[Issue]: amd-smi reports different "size" value for XCD memory size different from the docs on MI300A at TPX and CPX
Problem Description
Hello I hope this finds you well.
On MI300A in TPX and CPX modes, when running amd-smi command it correctly identifies the number of GPUs and everything is fine.
The problem comes to the size column (attribute) that is used to represent the memory size for each XCD (GPU).
AMD documentation show that in TPX mode each XCD (GPU) gets 32GB but the amd-smi command shows 42.66GB
The same for CPX mode, the docs mention 16GB for each XCD, but the amd-smi tool show 21.33GB
In the case of SPX mode, everything matches as it is.

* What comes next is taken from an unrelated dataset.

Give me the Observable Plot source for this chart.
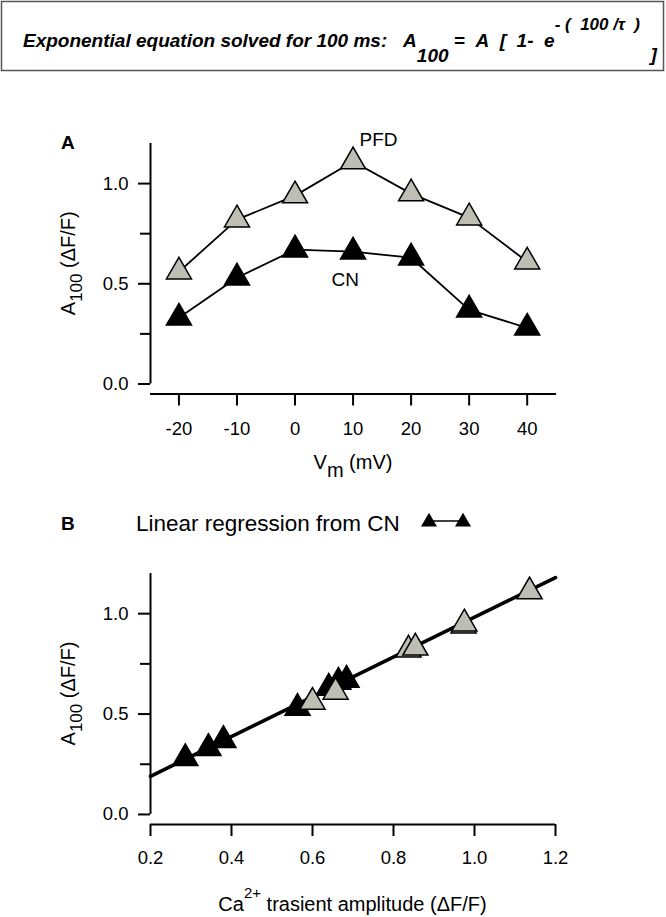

Any idea/help what could be the reason for these differences and why?
Appreciate your precious time.
Operating System
Linux RHE
CPU
N/A
GPU
MI300A
ROCm Version
6.2.4
ROCm Component
amdsmi
Steps to Reproduce
No response
(Optional for Linux users) Output of /opt/rocm/bin/rocminfo --support
No response
Additional Information
No response
Hi @amroakmal. Internal ticket has been created to assist with your issue. Thanks!
Hi @amroakmal, this sounds like a known issue with various metrics reported by rocm-smi and amd-smi on partitioned GPUs; see https://github.com/ROCm/ROCm/issues/4750 for example. You can verify that this is a display issue by checking the output of rocminfo or the driver interfaces at /sys/class/kfd/kfd/topology/nodes/<device id>/mem_banks/0/properties which should show the correct amount of VRAM per partition. We're working on a fix for this, which hopefully will be in ROCm 7.0.
@ppanchad-amd @schung-amd : Thank you so much for this, will verify and get back to you if there was any problem. Appreciate your precious help.